An enlightening and in depth look at one of the most difficult periods in European history. The range of sources and information Kershaw goes through is really quite phenomenal as well as considering the wide range of viewpoints taken from the 1950's all the way up to the early to late 2000's. Quite difficult at times but well worth the read. Issues covered are things like the Historikerstreit, the role of various agencies such as the SS, structuralist vs intentionalist viewpoints, Hans Mommsen, Lucy Dawidowicz etc. A critique of Daniel Goldhagen as well as the historiography and uniqueness of Nazism.
What a brilliant book! Not a popular history you'd expect from Kershaw, but a collection of old academic articles, but edited for a mass market audience. The problem with a lot of research on Nazi Germany is that unless you know the field already, it is difficult to place particular interpretations within the broader discussion (Richard Evans's popular trilogy is an exception to this). Hence, a collection of mostly historiographical papers that tackle the debate between structuralist and intentionalist approaches is more than welcome. A bit dry for the non-academic, perhaps, but certainly worth a read for the dilettante.
I think this is a helpful example of an important genre of books where older historians who have shaped their fields basically compile key historiographical interventions over the years, which for historians of Nazi germany in this case will be quite helpful.
How much it’ll be useful/helpful to a wider audience (like me as a historian but not someone who studies this subfield) is going to vary but I think there’s a lot of really clarifying stuff in here, especially re: debates about German support for the Nazis and source issues around that, that I can see recommending it easily.
A compilation of essays from the legendary Ian Kershaw’s career which I read for a project I’m working on. A fascinating read, but definitely not an entry point for beginners. Contains lots of details on the history of scholarship on the Third Reich and the Holocaust, but I wish the author included more reflections on how the scholarship has evolved since many of these essays were first published.

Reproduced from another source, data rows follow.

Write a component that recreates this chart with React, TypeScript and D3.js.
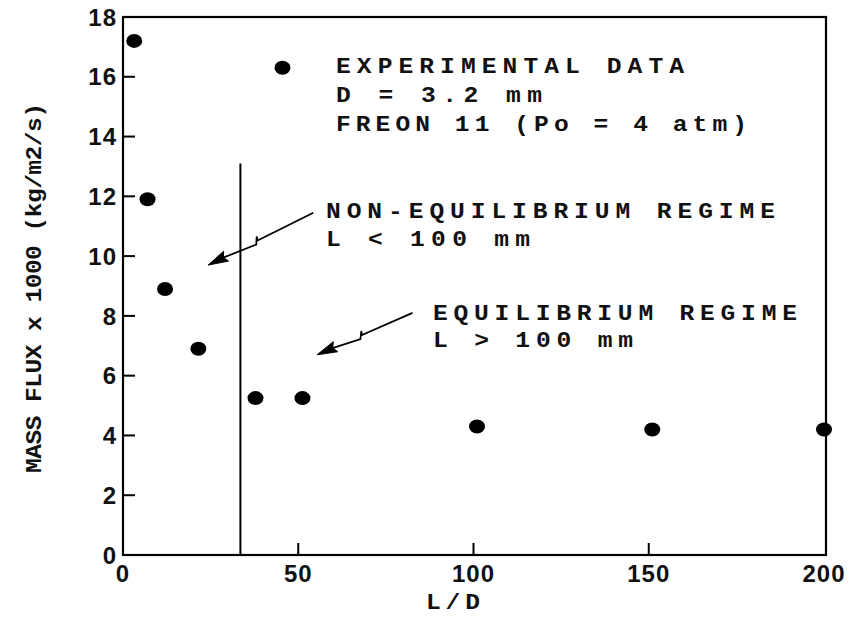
import React from "react";
import * as d3 from "d3";

const xVals = [3.2, 7, 12, 21.5, 37.8, 51.2, 101, 151, 200];
const yVals = [17.2, 11.9, 8.9, 6.9, 5.25, 5.25, 4.3, 4.2, 4.2];
const xTicks = [0, 50, 100, 150, 200];
const yTicks = [0, 2, 4, 6, 8, 10, 12, 14, 16, 18];
const legendPoint = { x: 45.5, y: 16.3 };
const dividerX = 33.5;
const dividerTop = 13.1;
const infoLines = ["EXPERIMENTAL DATA", "D = 3.2 mm", "FREON 11 (Po = 4 atm)"];
const nonEqLines = ["NON-EQUILIBRIUM REGIME", "L < 100 mm"];
const eqLines = ["EQUILIBRIUM REGIME", "L > 100 mm"];
const arrow1 = { from: [54.3, 11.45], to: [24.3, 9.7] };
const arrow2 = { from: [82.6, 8.1], to: [55.4, 6.7] };

const W = 850, H = 617;
const x = d3.scaleLinear().domain([0, 200]).range([123, 824]);
const y = d3.scaleLinear().domain([0, 18]).range([555, 17]);

const MONO = "'Liberation Mono', 'DejaVu Sans Mono', monospace";
const SANS = "'Liberation Sans', Arial, sans-serif";
const SX = 1.12;

function Arrow({ from, to }: { from: number[]; to: number[] }) {
  const x0 = x(from[0]), y0 = y(from[1]);
  const x1 = x(to[0]), y1 = y(to[1]);
  const dx = x1 - x0, dy = y1 - y0;
  const len = Math.hypot(dx, dy);
  const ux = dx / len, uy = dy / len;
  const nx = -uy, ny = ux;
  const mid = 0.53 * len;
  const ax = x0 + ux * mid, ay = y0 + uy * mid;
  const p1 = [ax + nx * 4 - ux * 1, ay + ny * 4 - uy * 1];
  const p2 = [ax - nx * 3 + ux * 3, ay - ny * 3 + uy * 3];
  const headLen = 20, headW = 5.5;
  const hb = [x1 - ux * headLen, y1 - uy * headLen];
  const path = d3.path();
  path.moveTo(x0, y0);
  path.lineTo(ax, ay);
  path.lineTo(p1[0], p1[1]);
  path.lineTo(p2[0], p2[1]);
  path.lineTo(hb[0] + ux * 4, hb[1] + uy * 4);
  const head = d3.path();
  head.moveTo(x1, y1);
  head.lineTo(hb[0] + nx * headW, hb[1] + ny * headW);
  head.lineTo(hb[0] + ux * 3, hb[1] + uy * 3);
  head.lineTo(hb[0] - nx * headW, hb[1] - ny * headW);
  head.closePath();
  return (
    <g>
      <path d={path.toString()} fill="none" stroke="#000" strokeWidth={1.8} strokeLinejoin="miter" />
      <path d={head.toString()} fill="#000" stroke="#000" strokeWidth={1} />
    </g>
  );
}

function MonoText({ t, px, py, len, rotate = false }: { t: string; px: number; py: number; len: number; rotate?: boolean }) {
  return (
    <text transform={`translate(${px},${py})${rotate ? " rotate(-90)" : ""} scale(${SX},1)`}
      x={0} y={0} textAnchor={rotate ? "middle" : "start"} fontFamily={MONO} fontSize={22} fontWeight="bold"
      textLength={len / SX} lengthAdjust="spacing" fill="#111">{t}</text>
  );
}

export default function App() {
  return (
    <svg width={W} height={H} style={{ position: "absolute", left: 0, top: 0, background: "#fff" }}
      xmlns="http://www.w3.org/2000/svg">
      <rect x={0} y={0} width={W} height={H} fill="#fff" />
      <rect x={x(0)} y={y(18)} width={x(200) - x(0) + 2} height={y(0) - y(18)} fill="none" stroke="#000" strokeWidth={2.2} />
      {yTicks.map((t) => (
        <g key={"y" + t}>
          {t > 0 && t < 18 && <line x1={x(0)} x2={x(0) + 12} y1={y(t)} y2={y(t)} stroke="#000" strokeWidth={2} />}
          <text x={x(0) - 6} y={y(t)} dy="0.36em" textAnchor="end" fontFamily={SANS} fontSize={24}
            fontWeight="bold" letterSpacing={1} fill="#111">{t}</text>
        </g>
      ))}
      {xTicks.map((t) => (
        <g key={"x" + t}>
          {t > 0 && t < 200 && <line x1={x(t)} x2={x(t)} y1={y(0)} y2={y(0) - 12} stroke="#000" strokeWidth={2} />}
          <text x={x(t)} y={y(0) + 27} textAnchor="middle" fontFamily={SANS} fontSize={24}
            fontWeight="bold" letterSpacing={1} fill="#111">{t}</text>
        </g>
      ))}
      <MonoText t="L/D" px={426} py={609} len={54} />
      <MonoText t="MASS FLUX x 1000 (kg/m2/s)" px={41} py={288} len={370} rotate />
      <line x1={x(dividerX)} x2={x(dividerX)} y1={y(dividerTop)} y2={y(0)} stroke="#000" strokeWidth={2} />
      {xVals.map((v, i) => (
        <ellipse key={i} cx={x(v)} cy={y(yVals[i])} rx={8} ry={7} fill="#000" />
      ))}
      <ellipse cx={x(legendPoint.x)} cy={y(legendPoint.y)} rx={8} ry={7} fill="#000" />
      <MonoText t={infoLines[0]} px={336} py={73} len={348} />
      <MonoText t={infoLines[1]} px={336} py={102} len={206} />
      <MonoText t={infoLines[2]} px={336} py={131} len={411} />
      <MonoText t={nonEqLines[0]} px={326} py={218} len={449} />
      <MonoText t={nonEqLines[1]} px={326} py={246} len={204} />
      <MonoText t={eqLines[0]} px={433} py={320} len={364} />
      <MonoText t={eqLines[1]} px={433} py={347} len={200} />
      <Arrow from={arrow1.from} to={arrow1.to} />
      <Arrow from={arrow2.from} to={arrow2.to} />
    </svg>
  );
}
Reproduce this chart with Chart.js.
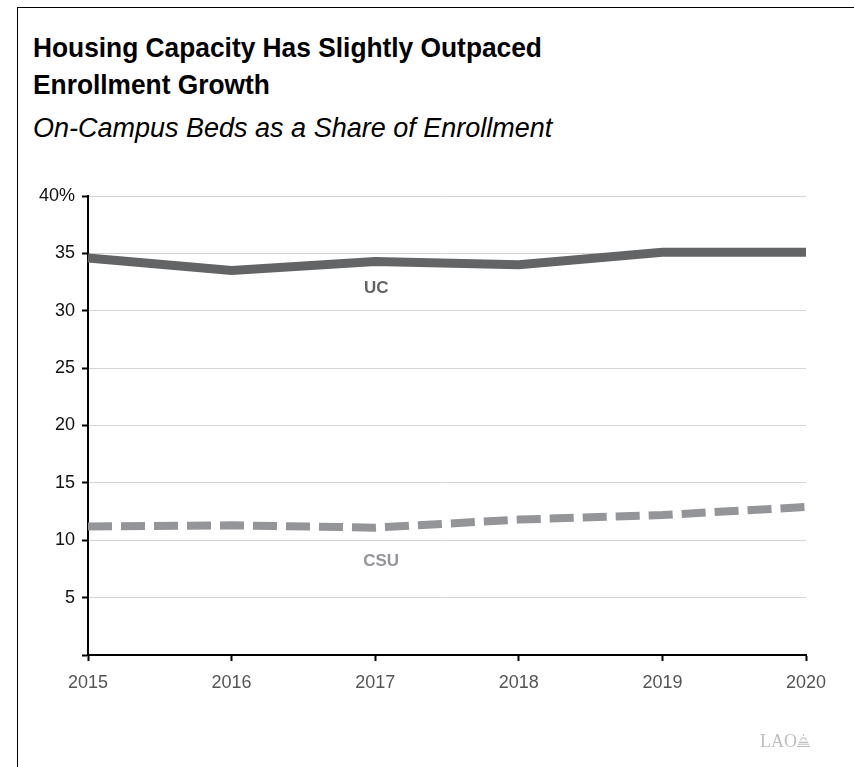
<!DOCTYPE html>
<html>
<head>
<meta charset="utf-8">
<script src="https://cdn.jsdelivr.net/npm/chart.js@4"></script>
<style>
  html, body { margin: 0; padding: 0; background: #fff; }
  body { width: 854px; height: 767px; position: relative; overflow: hidden; font-family: "Liberation Sans", Arial, sans-serif; }
  #frame { position: absolute; left: 17px; top: 7px; width: 900px; height: 800px; border: 1px solid #000; }
  .title { position: absolute; left: 33px; font-weight: bold; font-size: 28px; line-height: 1; color: #000; white-space: nowrap; transform: scaleX(0.94); transform-origin: left top; }
  #subtitle { position: absolute; left: 33px; top: 115px; font-style: italic; font-size: 27px; line-height: 1; color: #000; white-space: nowrap; }
  #chartWrap { position: absolute; left: 0; top: 0; width: 854px; height: 767px; }
  #logo { position: absolute; left: 760px; top: 731px; font-family: "Liberation Serif", serif; font-size: 18px; color: #bdbdbd; }
</style>
</head>
<body>
<div id="frame"></div>
<div class="title" style="top:34px">Housing Capacity Has Slightly Outpaced</div>
<div class="title" style="top:71px">Enrollment Growth</div>
<div id="subtitle">On-Campus Beds as a Share of Enrollment</div>
<div id="chartWrap"><canvas id="chart" width="854" height="767"></canvas></div>
<div id="logo">LAO<svg width="13" height="15" viewBox="0 0 14 16" style="vertical-align:-1px"><path d="M7 1v2M4 8a3 3 0 0 1 6 0M2 10h10M1 12h12M0 14.5h14" stroke="#bdbdbd" stroke-width="1.2" fill="none"/></svg></div>

<script>
// Datos
const years = ["2015", "2016", "2017", "2018", "2019", "2020"];
const ucShare = [34.6, 33.5, 34.3, 34.0, 35.1, 35.1];
const csuShare = [11.2, 11.3, 11.1, 11.8, 12.2, 12.9];
const yTicks = [0, 5, 10, 15, 20, 25, 30, 35, 40];

// Etiquetas de series dentro del grafico
const seriesLabels = {
  id: "seriesLabels",
  afterDatasetsDraw(chart) {
    const ctx = chart.ctx;
    const x = chart.scales.x;
    const y = chart.scales.y;
    ctx.save();
    ctx.font = "bold 17px 'Liberation Sans', Arial, sans-serif";
    ctx.textAlign = "center";
    ctx.textBaseline = "middle";
    ctx.fillStyle = "#636466";
    ctx.fillText("UC", x.getPixelForValue(2) + 1, y.getPixelForValue(31.95));
    ctx.fillStyle = "#939598";
    ctx.fillText("CSU", x.getPixelForValue(2) + 6, y.getPixelForValue(8.15));
    ctx.restore();
  }
};

new Chart(document.getElementById("chart"), {
  type: "line",
  data: {
    labels: years,
    datasets: [
      {
        label: "UC",
        data: ucShare,
        borderColor: "#636466",
        borderWidth: 9,
        pointRadius: 0,
        tension: 0,
        borderCapStyle: "butt"
      },
      {
        label: "CSU",
        data: csuShare,
        borderColor: "#939598",
        borderWidth: 8,
        borderDash: [24, 9],
        pointRadius: 0,
        tension: 0,
        borderCapStyle: "butt"
      }
    ]
  },
  options: {
    responsive: false,
    animation: false,
    layout: { padding: { top: 196, left: 0, right: 48, bottom: 72 } },
    plugins: { legend: { display: false }, tooltip: { enabled: false } },
    scales: {
      x: {
        offset: false,
        afterFit: s => { s.height = 40; },
        border: { display: true, color: "#000", width: 2 },
        grid: { drawOnChartArea: false, drawTicks: true, tickLength: 6, tickColor: "#000", tickWidth: 2 },
        ticks: { color: "#555", padding: 11, maxRotation: 0, font: { size: 18, family: "'Liberation Sans', Arial, sans-serif" } }
      },
      y: {
        min: 0,
        max: 40,
        afterFit: s => { s.width = 88; },
        afterBuildTicks: s => { s.ticks = yTicks.map(v => ({ value: v })); },
        border: { display: true, color: "#000", width: 2 },
        grid: { color: "#d4d4d4", lineWidth: 1, drawTicks: true, tickLength: 6, tickColor: "#000", tickWidth: 2 },
        ticks: {
          color: "#111",
          padding: 7,
          font: { size: 18, family: "'Liberation Sans', Arial, sans-serif" },
          callback: v => v === 0 ? "" : (v === 40 ? "40%" : String(v))
        }
      }
    }
  },
  plugins: [seriesLabels]
});
</script>
</body>
</html>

This volume is very thorough. Its conclusion that the Final Solution was a unique phenoomeon of Nazi Germany has been corrected by history. The surging antisemitism present aroudnd the world at all levels of discourse shows this ideology is an ever present danger not limited to one period and country.
Great collection of essays presenting an argument that resonates with first-world reactions to human right violations in third-world countries. Thoroughly researched and touches on public opinion as opposed to pure politics which is refreshing.
Very detailed work on the importance of Hitler as a leader and his persona on the holocaust. Brings also good insights of the German population stance on the fate of the jews. It lost me a bit at the end of academic discussions on how to study the third reich
Basically a collection of what seems like academic papers discussing the methodology of writing about the third reich. Also reviews of other academic writers. I’m really interested in this period and this was still a painful read.
A outstanding collection of essays by one of today's foremost scholars on the subject. Both the historical and historiographical essays are lucid and thoughtful.
It is striking that - when talking about the atrocities of the II World War and the genocides that occurred subsequently - the author never mentioned the Jasenovac genocide, in which more than 1 million Serbs, Jews and Roma were killed by the pro-Nazi Croat Ustasha regime.